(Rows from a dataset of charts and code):
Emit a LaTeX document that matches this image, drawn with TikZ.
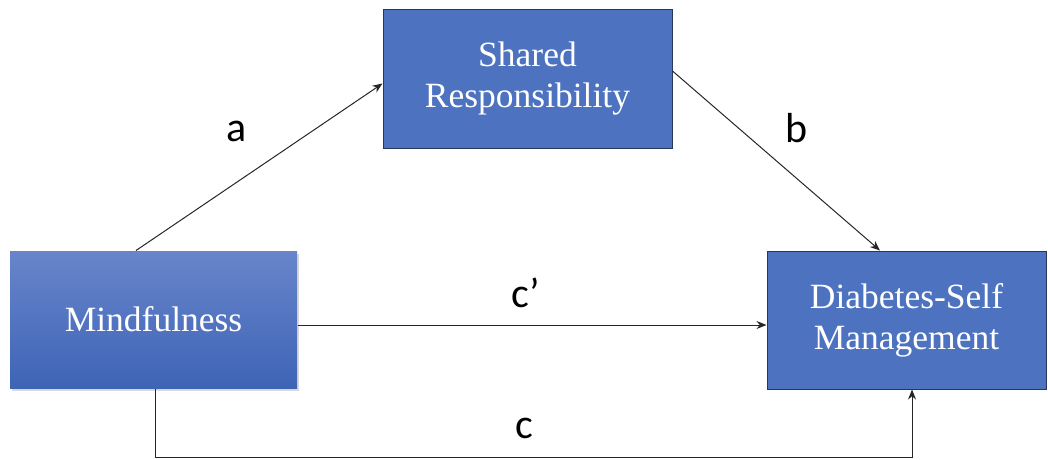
\documentclass[tikz,border=0pt]{standalone}
\usepackage{fontspec}
\setmainfont{Liberation Serif}
\newfontfamily\lblfont{Carlito}
\usepackage{tikz}
\usetikzlibrary{arrows.meta,shadows}
\definecolor{boxblue}{RGB}{76,114,192}
\definecolor{boxedge}{RGB}{40,55,90}
\definecolor{gradtop}{RGB}{104,133,203}
\definecolor{gradbot}{RGB}{62,100,182}
\tikzset{%
    >={Stealth[length=10pt,width=8pt]}, % filled arrow heads
    every picture/.style={x=1pt,y=-1pt},%
    varbox/.style={rectangle, draw=boxedge, line width=1pt, fill=boxblue,
      text=white, align=center, inner sep=0pt,
      font=\fontsize{35.5}{41}\selectfont},%
    gradbox/.style={varbox, draw=none, top color=gradtop, bottom color=gradbot,
      drop shadow={shadow xshift=1.5pt,shadow yshift=-2.5pt,opacity=0.3}},%
    path label/.style={font=\lblfont\fontsize{42}{48}\selectfont, inner sep=0pt},%
    link/.style={->, line width=1pt, draw=black!85}%
    }

\begin{document}
\begin{tikzpicture}
    \useasboundingbox (0,0) rectangle (1048,459);
    % the three variables
    \node[gradbox, minimum width=287pt, minimum height=137pt] (mind) at (153.5,319.5) {Mindfulness};
    \node[varbox, minimum width=289pt, minimum height=139pt] (shared) at (527.5,78.5) {Shared\\Responsibility};
    \node[varbox, minimum width=279pt, minimum height=138pt] (diab) at (906.5,320) {Diabetes-Self\\Management};

    % paths
    \draw[link] ([xshift=-17.5pt]mind.north) -- ([yshift=-5pt]shared.west);
    \draw[link] ([yshift=7.5pt]shared.east) -- ([xshift=-26.5pt]diab.north);
    \draw[link] ([yshift=-5.5pt]mind.east) -- ([yshift=-5.5pt]mind.east -| diab.west);
    \draw[link] ([xshift=1.5pt]mind.south) -- ++(0,69) -| ([xshift=5.5pt]diab.south);

    \node[path label] (la) at (237,131) {a};
    \node[path label] (lb) at (797,128) {b};
    \node[path label] (lc1) at (526,293) {c’};
    \node[path label] (lc) at (524,428) {c};
\end{tikzpicture}
\end{document}
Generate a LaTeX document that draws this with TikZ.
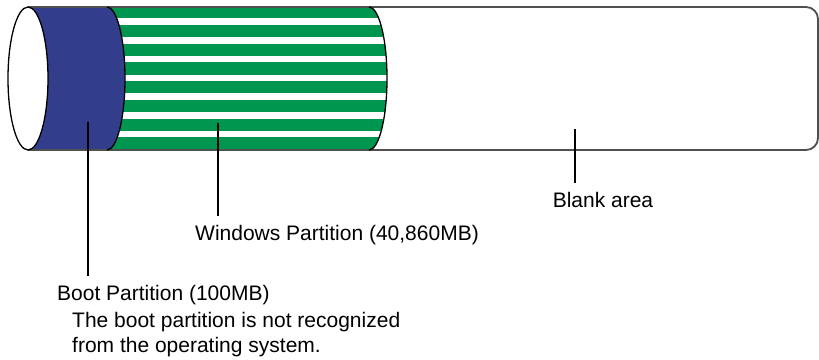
\documentclass[tikz,border=0pt]{standalone}
\usepackage{fontspec}
\setmainfont{Liberation Sans}
\usepackage{xcolor}
\usetikzlibrary{positioning}

\definecolor{bootblue}{RGB}{50,62,140}
\definecolor{wingreen}{RGB}{0,150,80}
\definecolor{rimgray}{RGB}{80,80,80}

\tikzset{
  lbl/.style={inner sep=0pt, font=\fontsize{21}{25}\selectfont},
  leader/.style={line width=2.8pt, black},
  rim/.style={line width=1.3pt, black},
}

\begin{document}
\begin{tikzpicture}[x=1pt,y=1pt]
\useasboundingbox (0,0) rectangle (819,359);

% Boot partition
\fill[bootblue] (28,352) -- (107,352) arc[start angle=90,end angle=-90,x radius=18,y radius=71.5]
  -- (28,209) arc[start angle=-90,end angle=90,x radius=20,y radius=71.5] -- cycle;

% Windows partition
\begin{scope}
\clip (107,352) -- (369,352) arc[start angle=90,end angle=-90,x radius=18,y radius=71.5]
  -- (107,209) arc[start angle=-90,end angle=90,x radius=18,y radius=71.5] -- cycle;
\fill[wingreen] (100,200) rectangle (400,360);
\foreach \k in {0,...,6}
  \fill[white] (100,{337.3-18.75*\k-3.3}) rectangle (400,{337.3-18.75*\k+3.3});
\end{scope}

% Disk outline
\draw[line width=1.8pt, rimgray, rounded corners=12pt] (28,352) -- (818,352) -- (818,209) -- (28,209);
\draw[rim, fill=white] (28,280.5) ellipse [x radius=20, y radius=71.5];
\draw[rim] (107,352) arc[start angle=90,end angle=-90,x radius=18,y radius=71.5];
\draw[rim] (369,352) arc[start angle=90,end angle=-90,x radius=18,y radius=71.5];

% Labels
\coordinate (boottip) at (88,237);
\coordinate (wintip) at (218,236);
\coordinate (blanktip) at (575,230);

\node[lbl, anchor=west] (winlbl) at (195,124) {Windows Partition (40,860MB)};
\node[lbl, anchor=center] (blanklbl) at (603,159) {Blank area};
\node[lbl, anchor=west] (bootlbl) at (57,64) {Boot Partition (100MB)};
\node[lbl, align=left, below=7pt of bootlbl.south west, xshift=15pt, anchor=north west] (bootnote)
  {The boot partition is not recognized\\from the operating system.};

% Leader lines
\draw[leader] (boottip) -- ([yshift=9pt]boottip |- bootlbl.north);
\draw[leader] (wintip) -- ([yshift=9pt]wintip |- winlbl.north);
\draw[leader] (blanktip) -- ([yshift=9pt]blanktip |- blanklbl.north);

\end{tikzpicture}
\end{document}
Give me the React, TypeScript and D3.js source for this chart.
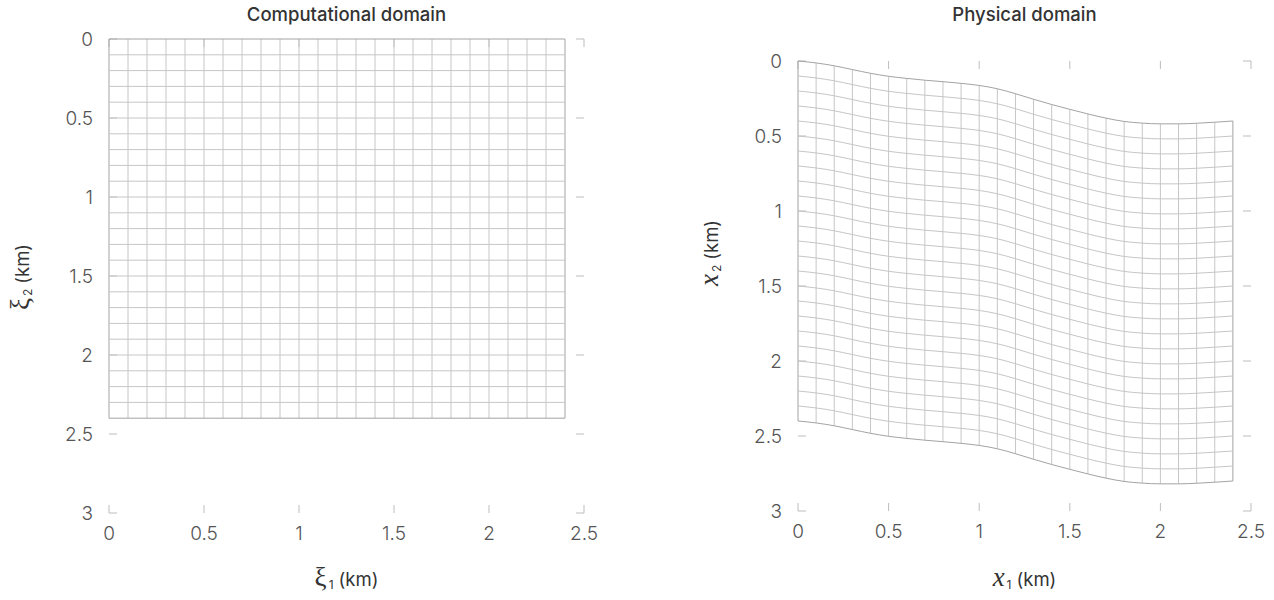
import React from "react";
import * as d3 from "d3";

// Grid node coordinates (km) along both computational axes
const gridNodes = [
  0, 0.1, 0.2, 0.3, 0.4, 0.5, 0.6, 0.7, 0.8, 0.9, 1.0, 1.1, 1.2,
  1.3, 1.4, 1.5, 1.6, 1.7, 1.8, 1.9, 2.0, 2.1, 2.2, 2.3, 2.4,
];

// Vertical shift of the physical grid (km) at each ξ1 node
const surfaceShift = [
  0, 0.013, 0.032, 0.057, 0.082, 0.102, 0.116, 0.128, 0.138, 0.149, 0.163,
  0.185, 0.218, 0.255, 0.29, 0.322, 0.353, 0.381, 0.403, 0.414, 0.419, 0.419,
  0.415, 0.408, 0.4,
];

const xTicks = [0, 0.5, 1, 1.5, 2, 2.5];
const yTicks = [0, 0.5, 1, 1.5, 2, 2.5, 3];
const xTickLabels = ["0", "0.5", "1", "1.5", "2", "2.5"];
const yTickLabels = ["0", "0.5", "1", "1.5", "2", "2.5", "3"];

const W = 1274;
const H = 600;
const TICK = 8;
const tickFont = "Inter, 'Open Sans', sans-serif";

type PanelProps = {
  left: number;
  right: number;
  top: number;
  bottom: number;
  title: string;
  sym: string;
  symItalic: boolean;
  yLabelY: number;
  physical: boolean;
};

function Panel(p: PanelProps) {
  const x = d3.scaleLinear().domain([0, 2.5]).range([p.left, p.right]);
  const y = d3.scaleLinear().domain([0, 3]).range([p.top, p.bottom]);
  const last = gridNodes.length - 1;
  const shift = (i: number) => (p.physical ? surfaceShift[i] : 0);

  const rowLine = d3
    .line<number>()
    .x((_, i) => x(gridNodes[i]))
    .y((v) => y(v))
    .curve(d3.curveMonotoneX);

  const rows = gridNodes.map((z2, j) => ({
    d: rowLine(gridNodes.map((_, i) => z2 + shift(i))) as string,
    edge: j === 0 || j === last,
  }));
  const cols = gridNodes.map((z1, i) => ({
    x: x(z1),
    y0: y(shift(i)),
    y1: y(gridNodes[last] + shift(i)),
    edge: i === 0 || i === last,
  }));

  const cx = (p.left + p.right) / 2;
  const tickStroke = "#bdbdbd";
  const symFont = "'Liberation Serif', 'DejaVu Serif', serif";

  const axisTitle = (sub: string) => (
    <>
      <tspan
        fontFamily={symFont}
        fontStyle={p.symItalic ? "italic" : "normal"}
        fontSize={27}
      >
        {p.sym}
      </tspan>
      <tspan fontSize={12} dy={3} dx={2}>
        {sub}
      </tspan>
      <tspan dy={-3} dx={5}>
        (km)
      </tspan>
    </>
  );

  return (
    <g>
      <text
        x={cx}
        y={21}
        textAnchor="middle"
        fontFamily={tickFont}
        fontSize={18.5}
        fontWeight={500}
        fill="#333"
      >
        {p.title}
      </text>

      {/* mirrored inner ticks on all four sides */}
      <g stroke={tickStroke} strokeWidth={1}>
        {xTicks.map((t) => (
          <g key={"xt" + t}>
            <line x1={x(t)} x2={x(t)} y1={p.bottom} y2={p.bottom - TICK} />
            <line x1={x(t)} x2={x(t)} y1={p.top} y2={p.top + TICK} />
          </g>
        ))}
        {yTicks.map((t) => (
          <g key={"yt" + t}>
            <line x1={p.left} x2={p.left + TICK} y1={y(t)} y2={y(t)} />
            <line x1={p.right} x2={p.right - TICK} y1={y(t)} y2={y(t)} />
          </g>
        ))}
      </g>

      <g fill="none">
        {cols.map((c, i) => (
          <line
            key={"c" + i}
            x1={c.x}
            x2={c.x}
            y1={c.y0}
            y2={c.y1}
            stroke={c.edge ? "#a3a3a3" : "#c6c6c6"}
            strokeWidth={1}
          />
        ))}
        {rows.map((r, j) => (
          <path
            key={"r" + j}
            d={r.d}
            stroke={r.edge ? "#a3a3a3" : "#c6c6c6"}
            strokeWidth={1}
          />
        ))}
      </g>

      <g fontFamily={tickFont} fontWeight={300} fontSize={19} fill="#555">
        {xTicks.map((t, i) => (
          <text key={"xl" + t} x={x(t)} y={p.bottom + 27} textAnchor="middle">
            {xTickLabels[i]}
          </text>
        ))}
        {yTicks.map((t, i) => (
          <text
            key={"yl" + t}
            x={p.left - 16}
            y={y(t)}
            dy="0.36em"
            textAnchor="end"
          >
            {yTickLabels[i]}
          </text>
        ))}
      </g>

      {/* axis titles */}
      <text
        x={cx}
        y={586}
        textAnchor="middle"
        fontFamily={tickFont}
        fontSize={18.5}
        fill="#333"
      >
        {axisTitle("1")}
      </text>
      <text
        transform={`translate(${p.left - 80},${p.yLabelY}) rotate(-90)`}
        textAnchor="middle"
        fontFamily={tickFont}
        fontSize={18.5}
        fill="#333"
      >
        {axisTitle("2")}
      </text>
    </g>
  );
}

export default function App() {
  return (
    <svg width={W} height={H} style={{ display: "block", position: "absolute", left: 0, top: 0 }}>
      <rect width={W} height={H} fill="#fff" />
      <Panel
        left={109}
        right={584}
        top={39}
        bottom={513}
        title="Computational domain"
        sym="ξ"
        symItalic={false}
        yLabelY={277}
        physical={false}
      />
      <Panel
        left={798}
        right={1251}
        top={61}
        bottom={511}
        title="Physical domain"
        sym="x"
        symItalic={true}
        yLabelY={253}
        physical={true}
      />
    </svg>
  );
}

(TASK DESCRIPTION):
Which lines above contain the word "this"? Copy each of them.

(WORKED ANSWER):
Emit a LaTeX document that matches this image, drawn with TikZ.
Generate a LaTeX document that draws this with TikZ.
Give me the React, TypeScript and D3.js source for this chart.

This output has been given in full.